CREEPSHOW (DEVIL’S ADVOCATES) by Simon Brown
CREEPSHOW, the lightest, most purely fun of all Romero movies, doesn’t necessarily warrant a full academic analysis in the way that his lauded contributions to zombie cinema invite or, indeed, his fabulous revisionist Gothic MARTIN. Simon Brown, author of this entry in the Devil’s Advocates series of horror film monographs, does a fine job of placing the historic Romero-King collaboration in a wider context and acknowledges the film’s more throwaway nature by highlighting the “extra textual pleasures afforded by Ed Harris boogieing on down”.
Ultimately the only direct cinematic union of the two horror legends, CREEPSHOW is here positioned in the cycle of more prestigious and serious King adaptations of the period and also with the overriding sense of his full-length novels garnering more respect than his short stories. The book documents CREEPSHOW’s origins as a failed NIGHT GALLERY-style King-fronted anthology series and its place as a stop-gap while King and Romero tried to get the long-mooted THE STAND adaptation off the ground. The importance of Milton Subotsky is acknowledged, the producer who first directly appropriated the stories and themes of the original EC Comics for cinema, albeit largely avoiding the comics’ gaudy visual style.
There are interesting insights into the production: some of the profanity and graphic violence from the original script were toned down, though the most famous money shot involving cockroaches (a memorable “Fangoria” cover image) was, curiously, not part of the original conception. A commercial hit, Brown suggests the film’s positive critical notices were the result of a more old-fashioned ambience than the slasher films that had been reviled so much by embarassingly misguided reviewers like Siskel and Ebert. CREEPSHOW is seen as arriving after a minor “horror comedy boom”, though this only really holds water if you consider AN AMERICAN WEREWOLF IN LONDON and THE HOWLING as horror-comedies rather than horror films with a keen sense of humour.

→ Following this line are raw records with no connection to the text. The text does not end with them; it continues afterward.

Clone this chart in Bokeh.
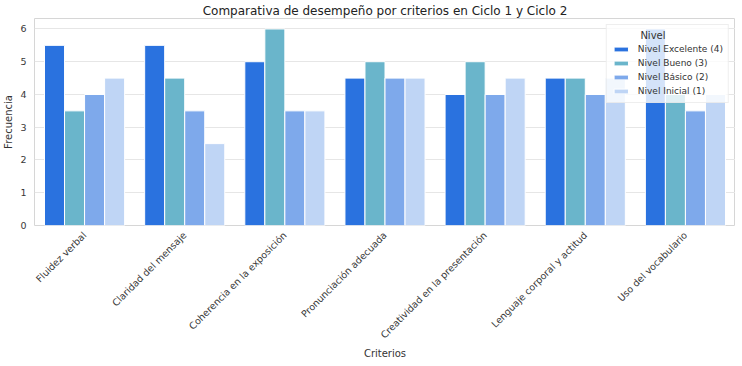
from bokeh.plotting import figure
from bokeh.models import ColumnDataSource, FactorRange, Legend, LegendItem
from bokeh.transform import dodge
from bokeh.embed import file_html
from bokeh.resources import INLINE
import math

criterios = ["Fluidez verbal", "Claridad del mensaje", "Coherencia en la exposición",
             "Pronunciación adecuada", "Creatividad en la presentación",
             "Lenguaje corporal y actitud", "Uso del vocabulario"]
excelente = [5.5, 5.5, 5.0, 4.5, 4.0, 4.5, 6.0]
bueno = [3.5, 4.5, 6.0, 5.0, 5.0, 4.5, 4.0]
basico = [4.0, 3.5, 3.5, 4.5, 4.0, 4.0, 3.5]
inicial = [4.5, 2.5, 3.5, 4.5, 4.5, 4.5, 4.0]
niveles = ["Nivel Excelente (4)", "Nivel Bueno (3)", "Nivel Básico (2)", "Nivel Inicial (1)"]
colores = ["#2a72df", "#6ab5cb", "#7ea9eb", "#bfd5f5"]

src = ColumnDataSource(dict(cat=criterios, exc=excelente, bue=bueno, bas=basico, ini=inicial))

p = figure(x_range=FactorRange(factors=criterios), y_range=(0, 6.32),
           frame_width=701, frame_height=207, output_backend="svg", toolbar_location=None,
           title="Comparativa de desempeño por criterios en Ciclo 1 y Ciclo 2",
           min_border_left=26, min_border_right=0, min_border_top=14, min_border_bottom=0)

cols = ["exc", "bue", "bas", "ini"]
offsets = [-0.3, -0.1, 0.1, 0.3]
renderers = []
for c, off, col in zip(cols, offsets, colores):
    r = p.vbar(x=dodge("cat", off, range=p.x_range), top=c, width=0.2, source=src,
               fill_color=col, line_color="white", line_width=1)
    renderers.append(r)

p.title.align = "center"
p.title.text_font = "DejaVu Sans"
p.title.text_font_size = "12px"
p.title.text_font_style = "normal"
p.title.text_color = "#222222"
p.title.standoff = 2

p.xgrid.grid_line_color = None
p.ygrid.grid_line_color = "#e6e6e6"
p.ygrid.grid_line_width = 1
p.outline_line_color = "#d6d6d6"
p.outline_line_width = 1

for ax in (p.xaxis, p.yaxis):
    ax.axis_line_color = None
    ax.major_tick_line_color = None
    ax.minor_tick_line_color = None
    ax.major_label_text_font = "DejaVu Sans"
    ax.major_label_text_font_size = "9.5px"
    ax.major_label_text_color = "#383838"
    ax.axis_label_text_font = "DejaVu Sans"
    ax.axis_label_text_font_size = "10px"
    ax.axis_label_text_font_style = "normal"
    ax.axis_label_text_color = "#333333"
    ax.major_tick_out = 0
    ax.major_tick_in = 0

p.yaxis.ticker = [0, 1, 2, 3, 4, 5, 6]
p.yaxis.axis_label = "Frecuencia"
p.yaxis.major_label_standoff = 8
p.yaxis.axis_label_standoff = 3
p.xaxis.axis_label = "Criterios"
p.xaxis.major_label_orientation = math.pi / 4
p.xaxis.major_label_standoff = 8
p.xaxis.axis_label_standoff = 1

legend = Legend(items=[LegendItem(label=n, renderers=[r]) for n, r in zip(niveles, renderers)],
                location="top_right", title="\u00a0" * 9 + "Nivel")
legend.title_text_font = "DejaVu Sans"
legend.title_text_font_size = "10px"
legend.title_text_font_style = "normal"
legend.title_text_color = "#333333"
legend.title_standoff = 2
legend.label_text_font = "DejaVu Sans"
legend.label_text_font_size = "9px"
legend.label_text_color = "#333333"
legend.label_height = 12
legend.glyph_height = 6
legend.glyph_width = 18
legend.spacing = 2
legend.padding = 5
legend.margin = 6
legend.background_fill_alpha = 0.8
legend.border_line_color = "#dddddd"
legend.label_standoff = 8
p.add_layout(legend)

open("out.html", "w").write(file_html(p, INLINE))
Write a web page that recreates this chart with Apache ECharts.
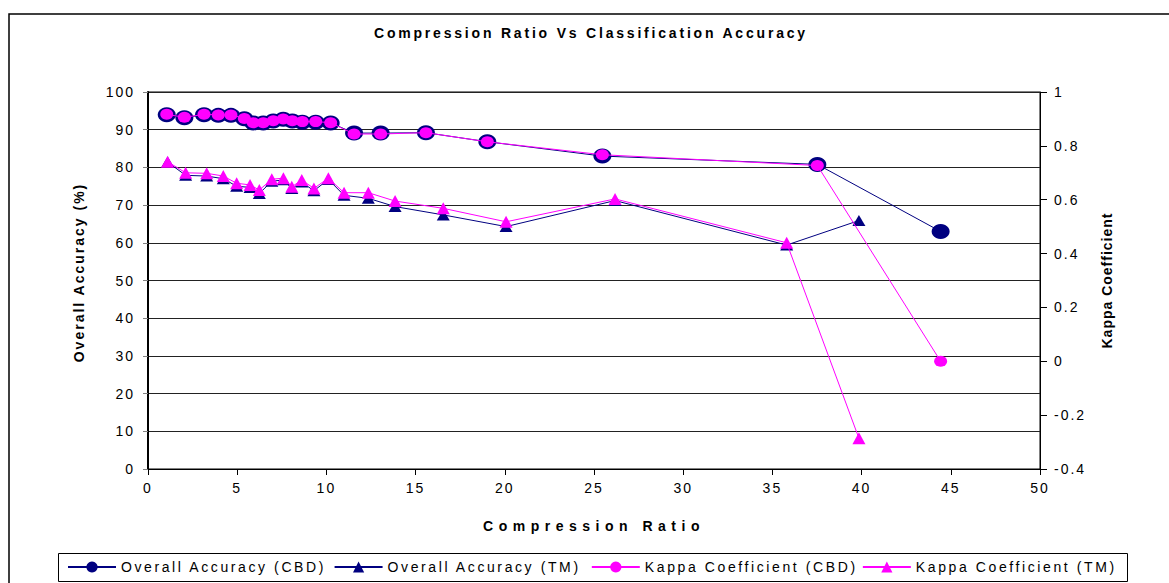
<!DOCTYPE html>
<html><head><meta charset="utf-8">
<script src="https://cdn.jsdelivr.net/npm/echarts@6/dist/echarts.min.js"></script>
<style>
html,body{margin:0;padding:0;background:#fff;}
#chart{width:1169px;height:583px;}
#chart text{letter-spacing:2px;}
</style></head><body><div id="chart"></div>
<script>
// ---- data ----
const cbdRatio   = [1.05, 2.04, 3.14, 3.94, 4.65, 5.40, 5.90, 6.46, 7.02, 7.58, 8.09, 8.65, 9.40, 10.24, 11.55, 13.04, 15.58, 19.02, 25.47, 37.52, 44.43];
const overallCBD = [93.97, 93.2, 93.97, 93.8, 93.8, 92.9, 91.8, 91.8, 92.3, 92.8, 92.3, 92.0, 92.0, 91.8, 89.1, 89.1, 89.2, 86.8, 83.0, 80.8, 63.0];
const kappaCBD   = [0.917, 0.906, 0.917, 0.915, 0.915, 0.902, 0.886, 0.886, 0.893, 0.900, 0.893, 0.890, 0.890, 0.886, 0.844, 0.844, 0.849, 0.815, 0.767, 0.727, 0.0];
const tmRatio    = [1.10, 2.11, 3.29, 4.22, 4.97, 5.72, 6.24, 6.94, 7.59, 8.06, 8.62, 9.30, 10.11, 10.99, 12.35, 13.85, 16.55, 20.07, 26.18, 35.8, 39.85];
const overallTM  = [81.4, 77.9, 77.7, 77.0, 75.0, 74.7, 73.1, 76.3, 76.7, 74.4, 76.1, 73.8, 76.8, 72.6, 71.8, 69.6, 67.4, 64.3, 71.2, 59.4, 65.9];
const kappaTM    = [0.741, 0.700, 0.698, 0.688, 0.661, 0.655, 0.636, 0.676, 0.680, 0.648, 0.673, 0.642, 0.680, 0.626, 0.626, 0.595, 0.568, 0.518, 0.603, 0.44, -0.286];
const seriesNames = ['Overall Accuracy (CBD)', 'Overall Accuracy (TM)', 'Kappa Coefficient (CBD)', 'Kappa Coefficient (TM)'];
const titleText = 'Compression Ratio Vs Classification Accuracy';
const xName = 'Compression Ratio';
const yLeftName = 'Overall Accuracy (%)';
const yRightName = 'Kappa Coefficient';
const xRange = {min: 0, max: 50, interval: 5};
const yLeftRange = {min: 0, max: 100, interval: 10};
const yRightRange = {min: -0.4, max: 1, interval: 0.2};

const zip = (xs, ys) => xs.map((x, i) => [x, ys[i]]);
const FONT = "'Liberation Sans', Arial, sans-serif";
const NAVY = '#000080', MAG = '#FF00FF';

const chart = echarts.init(document.getElementById('chart'), null, {renderer: 'svg'});
chart.setOption({
  animation: false,
  backgroundColor: '#fff',
  textStyle: {fontFamily: FONT, color: '#000'},
  title: {text: titleText, left: 374, top: 26, padding: 0,
    textStyle: {fontFamily: FONT, fontSize: 14, fontWeight: 'bold', color: '#000'}},
  graphic: [
    {type: 'rect', z: 0, silent: true, shape: {x: 9, y: 14, width: 1200, height: 620},
      style: {fill: 'none', stroke: '#000', lineWidth: 1.5}},
    {type: 'rect', z: 0, silent: true, shape: {x: 58.5, y: 553.5, width: 1069, height: 28},
      style: {fill: '#fff', stroke: '#000', lineWidth: 1}}
  ],
  legend: {
    z: 10, left: 58, top: 553, padding: [7, 9, 7, 9], itemWidth: 48, itemHeight: 14, itemGap: 64,
    textStyle: {fontFamily: FONT, fontSize: 14, color: '#000'},
    data: seriesNames
  },
  grid: {left: 148, right: 129, top: 92, bottom: 114, show: true, borderColor: '#000', borderWidth: 1},
  xAxis: {
    type: 'value', min: xRange.min, max: xRange.max, interval: xRange.interval,
    name: xName, nameLocation: 'middle', nameGap: 50,
    nameTextStyle: {fontFamily: FONT, fontSize: 14, fontWeight: 'bold', color: '#000'},
    axisLine: {show: true, onZero: false, lineStyle: {color: '#000', width: 1}},
    axisTick: {show: true, length: 6, lineStyle: {color: '#000'}},
    axisLabel: {fontFamily: FONT, fontSize: 14, color: '#000', margin: 12},
    splitLine: {show: false}
  },
  yAxis: [{
    type: 'value', position: 'left', min: yLeftRange.min, max: yLeftRange.max, interval: yLeftRange.interval,
    name: yLeftName, nameLocation: 'middle', nameRotate: 90, nameGap: 62,
    nameTextStyle: {fontFamily: FONT, fontSize: 14, fontWeight: 'bold', color: '#000', padding: [0, 0, 0, 16]},
    axisLine: {show: true, lineStyle: {color: '#000', width: 2}},
    axisTick: {show: true, length: 5, lineStyle: {color: '#808080'}},
    axisLabel: {fontFamily: FONT, fontSize: 14, color: '#000', margin: 13},
    splitLine: {show: true, lineStyle: {color: '#222', width: 1}}
  }, {
    type: 'value', position: 'right', min: yRightRange.min, max: yRightRange.max, interval: yRightRange.interval,
    name: yRightName, nameLocation: 'middle', nameRotate: 90, nameGap: 60,
    nameTextStyle: {fontFamily: FONT, fontSize: 14, fontWeight: 'bold', color: '#000'},
    axisLine: {show: true, lineStyle: {color: '#000', width: 1}},
    axisTick: {show: true, length: 7, lineStyle: {color: '#000'}},
    axisLabel: {fontFamily: FONT, fontSize: 14, color: '#000', margin: 14,
      formatter: v => String(Math.round(v * 10) / 10)},
    splitLine: {show: false}
  }],
  series: [
    {name: seriesNames[0], type: 'line', yAxisIndex: 0, data: zip(cbdRatio, overallCBD),
      symbol: 'circle', symbolSize: [18, 15], lineStyle: {color: NAVY, width: 1},
      itemStyle: {color: NAVY}, z: 2},
    {name: seriesNames[1], type: 'line', yAxisIndex: 0, data: zip(tmRatio, overallTM),
      symbol: 'triangle', symbolSize: [13, 11], lineStyle: {color: NAVY, width: 1},
      itemStyle: {color: NAVY}, z: 3},
    {name: seriesNames[2], type: 'line', yAxisIndex: 1, data: zip(cbdRatio, kappaCBD),
      symbol: 'circle', symbolSize: [13, 11], lineStyle: {color: MAG, width: 1},
      itemStyle: {color: MAG}, z: 4},
    {name: seriesNames[3], type: 'line', yAxisIndex: 1, data: zip(tmRatio, kappaTM),
      symbol: 'triangle', symbolSize: [13, 12], lineStyle: {color: MAG, width: 1},
      itemStyle: {color: MAG}, z: 5}
  ]
});

const spacing = {};
spacing[titleText] = 2.8;
spacing[xName] = 5.5;
spacing[yLeftName] = 2;
spacing[yRightName] = 1;
seriesNames.forEach(n => spacing[n] = 2.6);
function applySpacing() {
  document.querySelectorAll('#chart text').forEach(t => {
    const s = spacing[t.textContent];
    if (s != null) t.style.letterSpacing = s + 'px';
  });
}
chart.on('finished', applySpacing);
applySpacing();
setTimeout(applySpacing, 0);
</script></body></html>
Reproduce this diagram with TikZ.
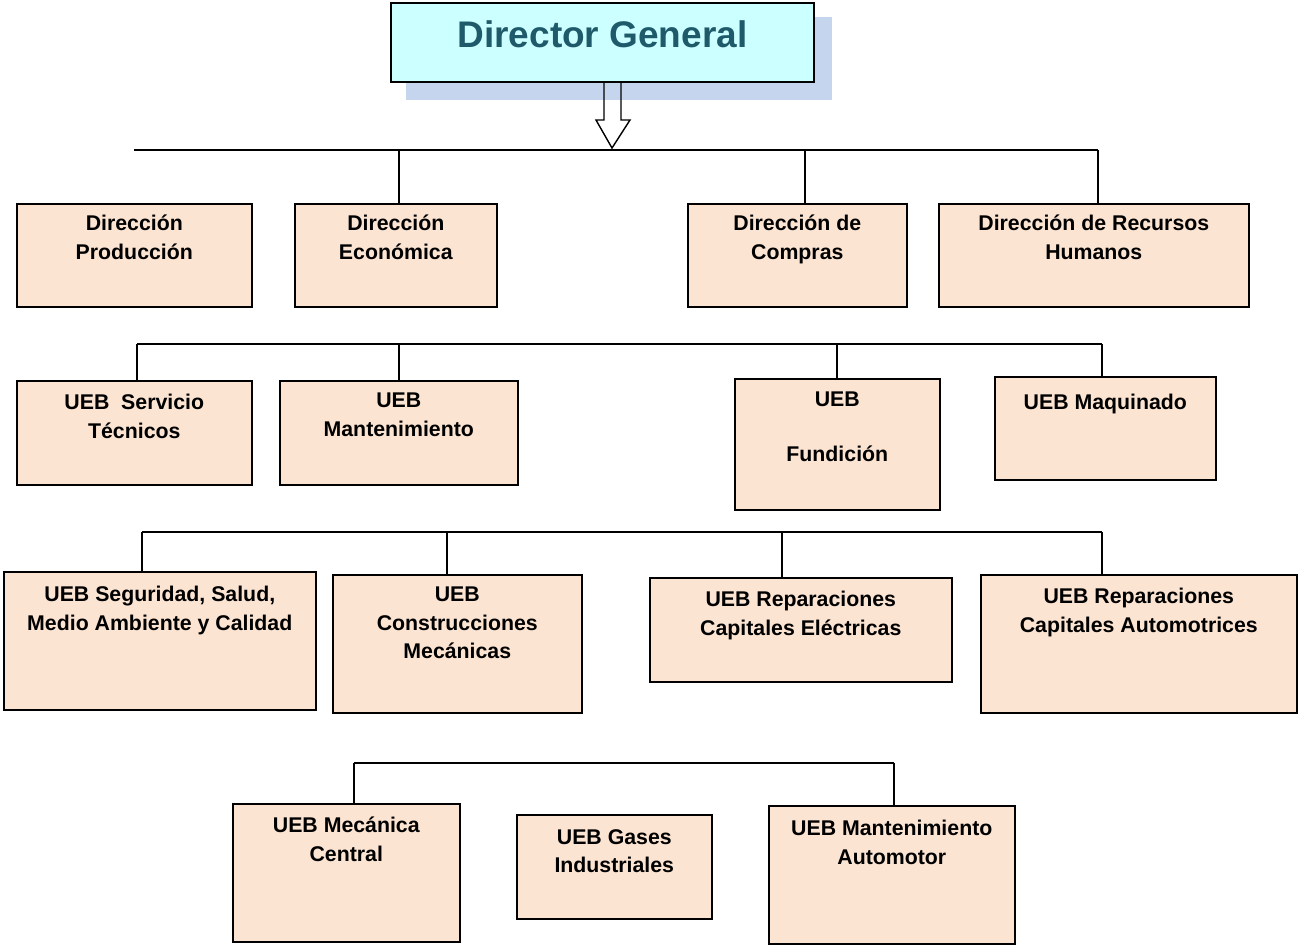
\documentclass[tikz,border=0pt]{standalone}
\usepackage{fontspec}
\setmainfont{Liberation Sans}
\usetikzlibrary{positioning}
\definecolor{peach}{HTML}{FCE4D2}
\definecolor{dgfill}{HTML}{CCFFFF}
\definecolor{dgshade}{HTML}{C6D5EE}
\definecolor{dgtext}{HTML}{1F5A6A}
\begin{document}
\begin{tikzpicture}[x=1pt, y=-1pt,
    unit/.style={draw=black, fill=peach, line width=1.6pt, anchor=north west, inner sep=0pt},
    unittxt/.style={font=\bfseries\fontsize{21.3}{28.5}\selectfont, align=center, inner sep=0pt,
      execute at begin node=\strut},
    bus/.style={line width=1.4pt}]
  \useasboundingbox (0,0) rectangle (1298,945);

  \fill[dgshade] (406,17) rectangle (832,100);
  \node[draw=black, fill=dgfill, line width=1.6pt, minimum width=423pt, minimum height=79pt,
    text depth=16pt, text=dgtext, font=\bfseries\fontsize{37}{40}\selectfont]
    (dg) at (602.5,42.5) {Director General};

  % first level
  \node[unit, minimum width=235pt, minimum height=103pt] (dprod) at (16,203) {};
  \node[unittxt, below=12pt of dprod.north] (dprodt) {Dirección\\Producción};
  \node[unit, minimum width=202pt, minimum height=103pt] (decon) at (294,203) {};
  \node[unittxt, below=12pt of decon.north] (decont) {Dirección\\Económica};
  \node[unit, minimum width=219pt, minimum height=103pt] (dcomp) at (687,203) {};
  \node[unittxt, below=12pt of dcomp.north] (dcompt) {Dirección de\\Compras};
  \node[unit, minimum width=310pt, minimum height=103pt] (drrhh) at (938,203) {};
  \node[unittxt, below=12pt of drrhh.north] (drrhht) {Dirección de Recursos\\Humanos};

  % second level
  \node[unit, minimum width=235pt, minimum height=104pt] (userv) at (16,380) {};
  \node[unittxt, below=14pt of userv.north] (uservt) {UEB~ Servicio\\Técnicos};
  \node[unit, minimum width=238pt, minimum height=104pt] (umant) at (279,380) {};
  \node[unittxt, below=13pt of umant.north] (umantt) {UEB\\Mantenimiento};
  \node[unit, minimum width=205pt, minimum height=131pt] (ufund) at (734,378) {};
  \node[unittxt, below=14pt of ufund.north] (ufundt) {UEB\\[26.5pt]Fundición};
  \node[unit, minimum width=221pt, minimum height=103pt] (umaq) at (994,376) {};
  \node[unittxt, below=13pt of umaq.north] (umaqt) {UEB Maquinado};

  % third level
  \node[unit, minimum width=312pt, minimum height=138pt] (useg) at (3,571) {};
  \node[unittxt, below=15pt of useg.north] (usegt) {UEB Seguridad, Salud,\\Medio Ambiente y Calidad};
  \node[unit, minimum width=249pt, minimum height=138pt] (ucons) at (332,574) {};
  \node[unittxt, below=13pt of ucons.north] (uconst) {UEB\\Construcciones\\Mecánicas};
  \node[unit, minimum width=302pt, minimum height=104pt] (urepe) at (649,577) {};
  \node[unittxt, below=14pt of urepe.north] (urepet) {UEB Reparaciones\\Capitales Eléctricas};
  \node[unit, minimum width=316pt, minimum height=138pt] (urepa) at (980,574) {};
  \node[unittxt, below=14pt of urepa.north] (urepat) {UEB Reparaciones\\Capitales Automotrices};

  % fourth level
  \node[unit, minimum width=227pt, minimum height=138pt] (umec) at (232,803) {};
  \node[unittxt, below=14pt of umec.north] (umect) {UEB Mecánica\\Central};
  \node[unit, minimum width=195pt, minimum height=104pt] (ugas) at (516,814) {};
  \node[unittxt, below=15pt of ugas.north] (ugast) {UEB Gases\\Industriales};
  \node[unit, minimum width=246pt, minimum height=138pt] (umaut) at (768,805) {};
  \node[unittxt, below=15pt of umaut.north] (umautt) {UEB Mantenimiento\\Automotor};

  % buses
  \coordinate (b1w) at (134,150);  \coordinate (b1e) at (1098,150);
  \coordinate (tip) at (612,148);
  \coordinate (j1a) at (399,150);  \coordinate (j1b) at (805,150);
  \draw[bus] (b1w) -- (b1e);
  \draw[bus] (j1a) -- (j1a |- decon.north);
  \draw[bus] (j1b) -- (j1b |- dcomp.north);
  \draw[bus] (b1e) -- (b1e |- drrhh.north);
  \draw[line width=1.4pt] (604,82) |- (596,120) -- (tip) -- (630,120) -| (621,82);

  \coordinate (b2w) at (137,344);  \coordinate (b2e) at (1102,344);
  \coordinate (j2a) at (399,344);  \coordinate (j2b) at (837,344);
  \draw[bus] (b2w) -- (b2e);
  \draw[bus] (b2w) -- (b2w |- userv.north);
  \draw[bus] (j2a) -- (j2a |- umant.north);
  \draw[bus] (j2b) -- (j2b |- ufund.north);
  \draw[bus] (b2e) -- (b2e |- umaq.north);

  \coordinate (b3w) at (142,532);  \coordinate (b3e) at (1102,532);
  \coordinate (j3a) at (447,532);  \coordinate (j3b) at (782,532);
  \draw[bus] (b3w) -- (b3e);
  \draw[bus] (b3w) -- (b3w |- useg.north);
  \draw[bus] (j3a) -- (j3a |- ucons.north);
  \draw[bus] (j3b) -- (j3b |- urepe.north);
  \draw[bus] (b3e) -- (b3e |- urepa.north);

  \coordinate (b4w) at (354,763);  \coordinate (b4e) at (894,763);
  \draw[bus] (b4w) -- (b4e);
  \draw[bus] (b4w) -- (b4w |- umec.north);
  \draw[bus] (b4e) -- (b4e |- umaut.north);
\end{tikzpicture}
\end{document}
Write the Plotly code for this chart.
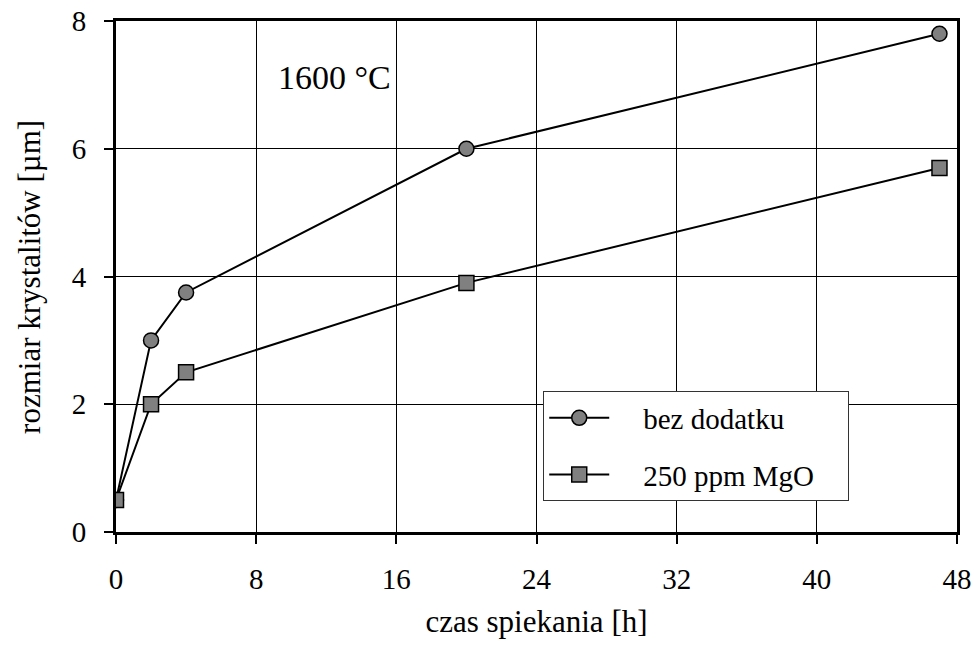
import plotly.graph_objects as go

x_bez = [0, 2, 4, 20, 47]
y_bez = [0.5, 3.0, 3.75, 6.0, 7.8]
x_mgo = [0, 2, 4, 20, 47]
y_mgo = [0.5, 2.0, 2.5, 3.9, 5.7]
names = ["bez dodatku", "250 ppm MgO"]
x_ticks = [0, 8, 16, 24, 32, 40, 48]
y_ticks = [0, 2, 4, 6, 8]

FONT = "Liberation Serif, Times New Roman, serif"
PAD = "\u00a0\u00a0\u00a0\u00a0"
TAIL = "\u00a0\u00a0\u00a0\u00a0"

fig = go.Figure()
fig.add_trace(go.Scatter(
    x=x_bez, y=y_bez, name=PAD + names[0] + TAIL, mode="lines+markers", legendgroup="a",
    line=dict(color="black", width=2),
    marker=dict(symbol="circle", size=15, color="#808080", line=dict(color="black", width=1.5)),
))
fig.add_trace(go.Scatter(
    x=x_mgo, y=y_mgo, name=PAD + names[1] + TAIL, mode="lines+markers", legendgroup="b",
    line=dict(color="black", width=2),
    marker=dict(symbol="square", size=15, color="#808080", line=dict(color="black", width=1.5)),
))

axis_common = dict(
    showline=True, linecolor="black", linewidth=3, mirror=True,
    showgrid=True, gridcolor="black", gridwidth=1.2,
    ticks="outside", ticklen=9, tickwidth=2, tickcolor="black",
    zeroline=False, automargin=False,
    tickfont=dict(family=FONT, size=29, color="black"),
)

fig.update_layout(
    width=974, height=645,
    margin=dict(l=116, r=17, t=21, b=113, autoexpand=False),
    paper_bgcolor="white", plot_bgcolor="white",
    font=dict(family=FONT, color="black"),
    xaxis=dict(range=[0, 48], tickvals=x_ticks, ticklabelstandoff=10,
               title=dict(text="czas spiekania [h]", font=dict(family=FONT, size=31), standoff=17),
               **axis_common),
    yaxis=dict(range=[0, 8], tickvals=y_ticks, ticklabelstandoff=12,
               **axis_common),
    legend=dict(x=0.508, y=0.275, xanchor="left", yanchor="top",
                bgcolor="white", bordercolor="#333333", borderwidth=1,
                font=dict(family=FONT, size=29),
                traceorder="grouped", tracegroupgap=16, itemwidth=60),
    showlegend=True,
    annotations=[
        dict(text="1600 °C", x=0.19, y=0.89, xref="paper", yref="paper",
             xanchor="left", yanchor="middle", showarrow=False,
             font=dict(family=FONT, size=34, color="black")),
        dict(text="rozmiar krystalitów [µm]", x=-0.103, y=0.5, xref="paper", yref="paper",
             xanchor="center", yanchor="middle", showarrow=False, textangle=-90,
             font=dict(family=FONT, size=31, color="black")),
    ],
)

fig.write_html("out.html")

The strongest aspect of Brown’s analysis is the concise, affectionate guide to the evolution of EC Comics, reminding us of how their more gruesome tales of poetic justice sported a gore / cruelty quotient much stronger than the relatively subdued content of CREEPSHOW (a rare 15-rated modern horror film in “Video Nasties”-era Britain). We get a pleasant breeze through the ways in which the comics revelled in misanthropic, sick jokes within stories about a corrupt adult world that appealed to kids – until Frederick Wertham spoiled all the fun. Brown traces the EC influence on the careers of Romero, King and Tobe Hooper, while capturing the striking comic book stylisation of the film: the ambitious use of colour gels, thought balloons, split screens, animated transitions, captions, etc remain impressive and ahead of their time.
Other significant elements covered by the book are the film’s natural extension (via Jordy Verill) of both King and Romero’s identification with blue collar protagonists, and CREEPSHOW’s arrival at a crucial stage for gore and practical make-up effects in American horror films. There are questionable beats along the way: Cronenberg is singled out for the lack of humour in his work (on the contrary, his genre films are resplendent with black comedy and biting satire) and Brown seems to miss the point of the unfairly maligned MAXIMUM OVERDRIVE by lamenting the “staggeringly tasteless” Little Leaguer death scene. Nonetheless, CREEPSHOW’s many fans should find plenty of interest in this easily digested guide to its origins, creation and legacy.